Durante el tramo final semanasantero, los camareros de mi pueblo aprovecharon el paso de las procesiones para comunicar al gentío de la barra lo que acababan de perderse: «Ya es imposible que lo vean, pero ha pasado corriendo Bale». Si la expromesa azulgrana llega a mostrarse contundente en la galopada del galés y El Santo no deja al gallo culé sin plumas y cacareando tras enviar el balón al poste con sus superpoderes, es probable que una buena embajada del club de Concha Espina estuviera pidiéndole a Mou a estas horas que se quedase en Madrid para los restos. Lástima.

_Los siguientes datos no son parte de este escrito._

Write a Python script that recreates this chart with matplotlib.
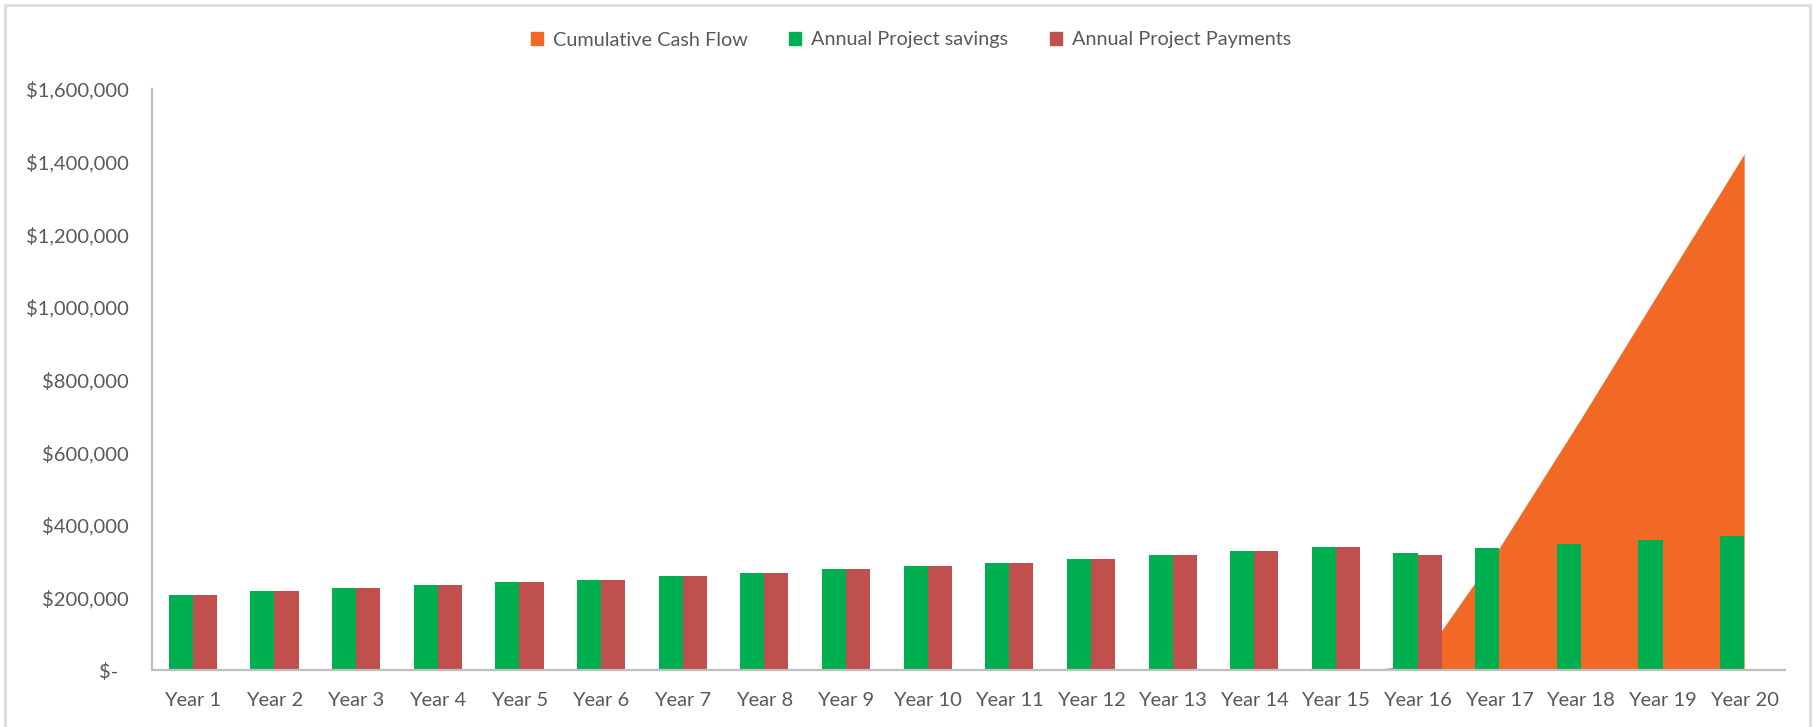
import matplotlib.pyplot as plt
import matplotlib.patches as mpatches
from matplotlib.ticker import FuncFormatter
import numpy as np

plt.rcParams['font.family'] = ['Lato', 'DejaVu Sans']

#chart data
years = ['Year %d' % i for i in range(1, 21)]
savings = [207000, 217000, 226000, 233000, 242000, 249000, 258000, 268000, 277000, 287000,
           296000, 306000, 316000, 328000, 338000, 322000, 335000, 347000, 357000, 370000]
payments = [207000, 217000, 226000, 233000, 242000, 249000, 258000, 268000, 277000, 287000,
            296000, 306000, 316000, 328000, 338000, 316000, 0, 0, 0, 0]
cumulative = [-10000, -10000, -10000, -10000, -10000, -10000, -10000, -10000, -10000, -10000,
              -10000, -10000, -10000, -10000, -10000, 14000, 336000, 692000, 1057000, 1421000]

orange = '#F26926'
green = '#00B050'
red = '#C0504D'
gray_text = '#595959'
axis_gray = '#BFBFBF'

fig = plt.figure(figsize=(18.15, 7.27), dpi=100)
ax = fig.add_axes([152 / 1815, 57 / 727, (1785 - 152) / 1815, (670 - 89) / 727])

x = np.arange(len(years))
w = 0.295

#area first so the bars sit on top
ax.fill_between(x, cumulative, 0, color=orange, linewidth=0, zorder=1)
ax.bar(x - w / 2, savings, w, color=green, zorder=2)
ax.bar(x + w / 2, payments, w, color=red, zorder=2)

ax.set_xlim(-0.5, len(years) - 0.5)
ax.set_ylim(0, 1600000)
ax.set_yticks(np.arange(0, 1600001, 200000))
ax.yaxis.set_major_formatter(FuncFormatter(lambda v, p: '$-  ' if v == 0 else '${:,.0f}'.format(v)))
ax.set_xticks(x)
ax.set_xticklabels(years)
ax.tick_params(axis='both', length=0, labelsize=14.5, labelcolor=gray_text)
ax.tick_params(axis='y', pad=17)
ax.tick_params(axis='x', pad=16)

for s in ['top', 'right']:
    ax.spines[s].set_visible(False)
for s in ['left', 'bottom']:
    ax.spines[s].set_color(axis_gray)
    ax.spines[s].set_linewidth(1.6)

#legend on top
handles = [mpatches.Patch(color=orange, label='Cumulative Cash Flow'),
           mpatches.Patch(color=green, label='Annual Project savings'),
           mpatches.Patch(color=red, label='Annual Project Payments')]
leg = fig.legend(handles=handles, loc='center', bbox_to_anchor=(911 / 1815, 1 - 40 / 727),
                 ncol=3, frameon=False, fontsize=14.3, handlelength=0.6, handleheight=0.6,
                 handletextpad=0.5, columnspacing=2.1)
for t in leg.get_texts():
    t.set_color(gray_text)

#outer chart border
fig.patches.append(mpatches.Rectangle((5 / 1815, -0.1), 1805 / 1815, 1.1 - 5 / 727,
                                      transform=fig.transFigure, fill=False,
                                      edgecolor='#D9D9D9', linewidth=1.8))

fig.savefig('out.png', dpi=100)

Hay quienes llevan esta pasión hasta el extremo de tener que ver los partidos grabados para que no les dé. Por mi parte soy incapaz de hacer lo propio, una vez conocido el resultado. Hasta este domingo que pillé casualmente la repetición de los últimos quince minutos del Chelsea, después de leer que se la había pegado en casa ante el colista y no poder evitar la tentación. Encima la derrota llegó como consecuencia de un penalti más que discutible. Lo que vino a continuación fue puro deleite. Al segundo del gentleman portugués, que en España hubo algún que otro partido en el que ni siquiera lo expulsaron, tuvieron que agarrarlo para que no se comiera al colegiado mientras el special one aguardó su momento en la sala de prensa para despreciar al contrario y denunciar el Villargate que le persigue. No es por ponerlo tenso pero quiero decirle que una final en Lisboa frente a sus antiguos discípulos está, históricamente hablando, a años luz de lo que supondría la reedición del Bayern-Atleti cuatro décadas después, en la temporada en que Zapatones subió a los altares con la posibilidad de enterrar por fin al Schwarzenbeck aquel o como se diga. No sé que da ver así a Mou. Siempre que se halle en estas circunstancias, le digo de corazón que nunca caminará solo.